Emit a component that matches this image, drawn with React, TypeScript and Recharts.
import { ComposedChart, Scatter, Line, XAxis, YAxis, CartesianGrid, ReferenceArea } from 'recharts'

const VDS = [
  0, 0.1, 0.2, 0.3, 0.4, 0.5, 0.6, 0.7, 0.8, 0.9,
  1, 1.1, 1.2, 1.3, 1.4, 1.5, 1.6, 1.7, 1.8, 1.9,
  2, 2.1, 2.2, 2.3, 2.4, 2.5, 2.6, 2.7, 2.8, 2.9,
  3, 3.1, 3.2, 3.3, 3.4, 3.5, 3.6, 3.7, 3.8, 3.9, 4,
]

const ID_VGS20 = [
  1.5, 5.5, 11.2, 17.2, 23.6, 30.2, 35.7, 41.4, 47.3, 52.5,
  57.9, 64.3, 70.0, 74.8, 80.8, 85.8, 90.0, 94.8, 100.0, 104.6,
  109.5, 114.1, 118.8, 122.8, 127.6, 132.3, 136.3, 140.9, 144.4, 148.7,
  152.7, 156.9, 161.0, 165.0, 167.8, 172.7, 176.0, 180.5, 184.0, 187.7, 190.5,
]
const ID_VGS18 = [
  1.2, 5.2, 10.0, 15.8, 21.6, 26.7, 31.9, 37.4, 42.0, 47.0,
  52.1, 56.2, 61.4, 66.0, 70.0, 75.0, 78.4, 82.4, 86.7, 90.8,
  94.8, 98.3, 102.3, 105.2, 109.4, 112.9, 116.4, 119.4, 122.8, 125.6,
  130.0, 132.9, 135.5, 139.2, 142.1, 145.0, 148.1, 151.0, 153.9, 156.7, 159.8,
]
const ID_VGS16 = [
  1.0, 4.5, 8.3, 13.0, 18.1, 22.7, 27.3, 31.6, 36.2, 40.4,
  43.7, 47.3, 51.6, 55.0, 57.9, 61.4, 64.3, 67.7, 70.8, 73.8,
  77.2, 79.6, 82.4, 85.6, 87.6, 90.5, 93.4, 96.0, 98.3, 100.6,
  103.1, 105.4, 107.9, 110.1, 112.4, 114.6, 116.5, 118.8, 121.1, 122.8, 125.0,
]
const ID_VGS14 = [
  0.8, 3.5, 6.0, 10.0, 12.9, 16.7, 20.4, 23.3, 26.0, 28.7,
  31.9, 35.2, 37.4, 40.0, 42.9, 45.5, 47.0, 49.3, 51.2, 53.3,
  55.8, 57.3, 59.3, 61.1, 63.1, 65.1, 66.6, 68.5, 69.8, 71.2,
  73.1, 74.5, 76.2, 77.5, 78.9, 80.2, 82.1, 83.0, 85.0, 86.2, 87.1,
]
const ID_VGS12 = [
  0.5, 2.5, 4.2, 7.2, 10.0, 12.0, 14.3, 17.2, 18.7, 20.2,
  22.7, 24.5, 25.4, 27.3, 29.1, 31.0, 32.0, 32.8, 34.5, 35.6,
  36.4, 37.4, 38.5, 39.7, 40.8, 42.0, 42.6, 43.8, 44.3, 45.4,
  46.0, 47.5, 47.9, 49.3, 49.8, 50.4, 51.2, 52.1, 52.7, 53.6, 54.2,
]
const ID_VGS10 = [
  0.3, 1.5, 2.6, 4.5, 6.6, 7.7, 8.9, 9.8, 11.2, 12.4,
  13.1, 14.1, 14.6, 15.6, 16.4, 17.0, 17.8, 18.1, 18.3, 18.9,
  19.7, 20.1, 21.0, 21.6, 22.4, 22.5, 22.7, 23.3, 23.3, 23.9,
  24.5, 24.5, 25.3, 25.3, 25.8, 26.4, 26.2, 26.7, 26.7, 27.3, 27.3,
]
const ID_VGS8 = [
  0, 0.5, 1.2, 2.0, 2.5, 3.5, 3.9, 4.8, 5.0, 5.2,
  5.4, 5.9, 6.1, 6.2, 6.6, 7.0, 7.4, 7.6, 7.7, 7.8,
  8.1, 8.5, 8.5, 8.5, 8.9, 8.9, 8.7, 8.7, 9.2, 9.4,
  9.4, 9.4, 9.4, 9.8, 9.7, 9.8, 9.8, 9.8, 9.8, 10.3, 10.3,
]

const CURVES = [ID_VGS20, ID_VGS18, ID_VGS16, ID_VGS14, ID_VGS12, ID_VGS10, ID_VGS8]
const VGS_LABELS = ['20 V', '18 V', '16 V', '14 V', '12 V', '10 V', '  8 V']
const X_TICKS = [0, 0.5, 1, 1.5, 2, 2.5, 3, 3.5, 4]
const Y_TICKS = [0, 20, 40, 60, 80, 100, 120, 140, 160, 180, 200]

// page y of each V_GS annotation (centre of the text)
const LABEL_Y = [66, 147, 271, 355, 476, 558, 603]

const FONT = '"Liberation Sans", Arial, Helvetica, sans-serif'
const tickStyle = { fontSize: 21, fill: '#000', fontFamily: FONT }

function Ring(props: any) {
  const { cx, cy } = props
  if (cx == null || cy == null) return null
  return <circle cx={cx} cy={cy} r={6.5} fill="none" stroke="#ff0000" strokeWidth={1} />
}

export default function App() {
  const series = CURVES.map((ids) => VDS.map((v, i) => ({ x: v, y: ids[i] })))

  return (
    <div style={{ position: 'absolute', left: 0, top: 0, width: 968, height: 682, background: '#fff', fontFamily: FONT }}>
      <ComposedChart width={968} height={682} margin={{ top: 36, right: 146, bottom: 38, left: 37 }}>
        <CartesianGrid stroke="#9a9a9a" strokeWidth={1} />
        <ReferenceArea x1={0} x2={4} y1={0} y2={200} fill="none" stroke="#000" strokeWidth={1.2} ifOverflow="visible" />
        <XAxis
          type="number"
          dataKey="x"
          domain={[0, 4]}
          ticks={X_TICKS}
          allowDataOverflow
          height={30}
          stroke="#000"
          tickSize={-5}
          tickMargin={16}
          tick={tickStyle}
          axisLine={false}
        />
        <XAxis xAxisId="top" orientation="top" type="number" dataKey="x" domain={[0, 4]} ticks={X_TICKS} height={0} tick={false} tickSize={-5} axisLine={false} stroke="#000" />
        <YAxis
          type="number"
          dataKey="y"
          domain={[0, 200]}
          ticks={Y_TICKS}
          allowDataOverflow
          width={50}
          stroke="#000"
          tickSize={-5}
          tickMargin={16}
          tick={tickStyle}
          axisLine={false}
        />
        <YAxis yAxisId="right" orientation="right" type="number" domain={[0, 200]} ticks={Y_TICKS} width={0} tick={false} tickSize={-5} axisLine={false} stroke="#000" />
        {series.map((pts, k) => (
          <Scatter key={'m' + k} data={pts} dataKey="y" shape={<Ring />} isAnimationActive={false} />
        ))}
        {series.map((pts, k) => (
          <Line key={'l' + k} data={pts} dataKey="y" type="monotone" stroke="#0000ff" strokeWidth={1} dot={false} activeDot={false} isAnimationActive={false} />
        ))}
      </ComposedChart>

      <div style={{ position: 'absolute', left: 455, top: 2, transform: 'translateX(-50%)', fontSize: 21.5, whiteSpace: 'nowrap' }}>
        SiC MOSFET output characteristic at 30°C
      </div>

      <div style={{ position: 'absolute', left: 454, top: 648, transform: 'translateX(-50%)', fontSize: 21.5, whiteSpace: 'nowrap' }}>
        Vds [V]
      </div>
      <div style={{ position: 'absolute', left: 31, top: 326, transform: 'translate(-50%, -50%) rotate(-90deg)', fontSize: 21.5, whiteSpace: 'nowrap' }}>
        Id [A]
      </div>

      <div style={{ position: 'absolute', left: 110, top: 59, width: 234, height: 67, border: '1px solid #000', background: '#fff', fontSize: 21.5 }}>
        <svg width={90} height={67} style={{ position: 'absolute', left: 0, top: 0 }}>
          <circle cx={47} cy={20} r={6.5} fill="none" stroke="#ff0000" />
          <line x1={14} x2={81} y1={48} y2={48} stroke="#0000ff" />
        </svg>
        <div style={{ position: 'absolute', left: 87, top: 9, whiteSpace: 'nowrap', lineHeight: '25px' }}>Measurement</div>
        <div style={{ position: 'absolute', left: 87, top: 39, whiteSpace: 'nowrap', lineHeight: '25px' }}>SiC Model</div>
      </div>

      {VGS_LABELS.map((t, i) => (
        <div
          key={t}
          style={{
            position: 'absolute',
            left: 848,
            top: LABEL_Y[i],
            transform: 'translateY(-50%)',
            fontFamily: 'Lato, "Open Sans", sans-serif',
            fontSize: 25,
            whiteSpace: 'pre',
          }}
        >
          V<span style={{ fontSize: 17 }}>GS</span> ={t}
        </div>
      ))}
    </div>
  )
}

------------------------

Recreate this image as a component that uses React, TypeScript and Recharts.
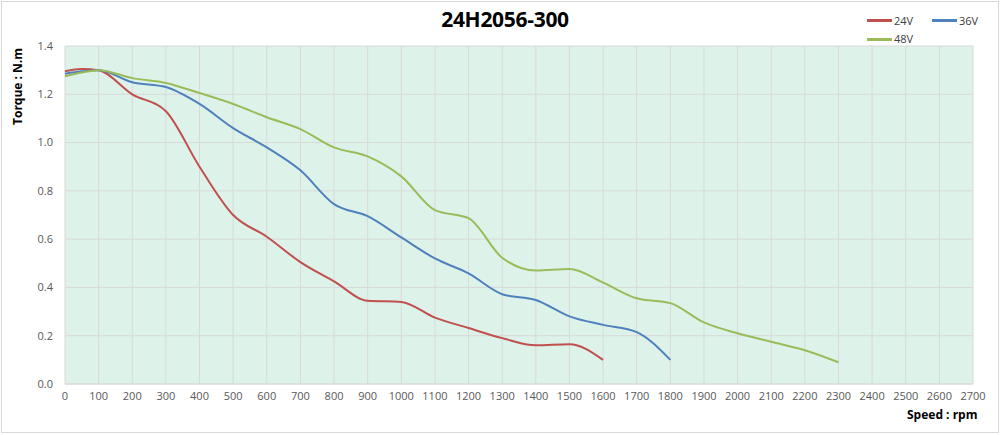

------------------------

> [Directive]:
Take every line above carrying "component" and return it.

> [Result of this exercise]:
Emit a component that matches this image, drawn with React, TypeScript and Recharts.
Recreate this image as a component that uses React, TypeScript and Recharts.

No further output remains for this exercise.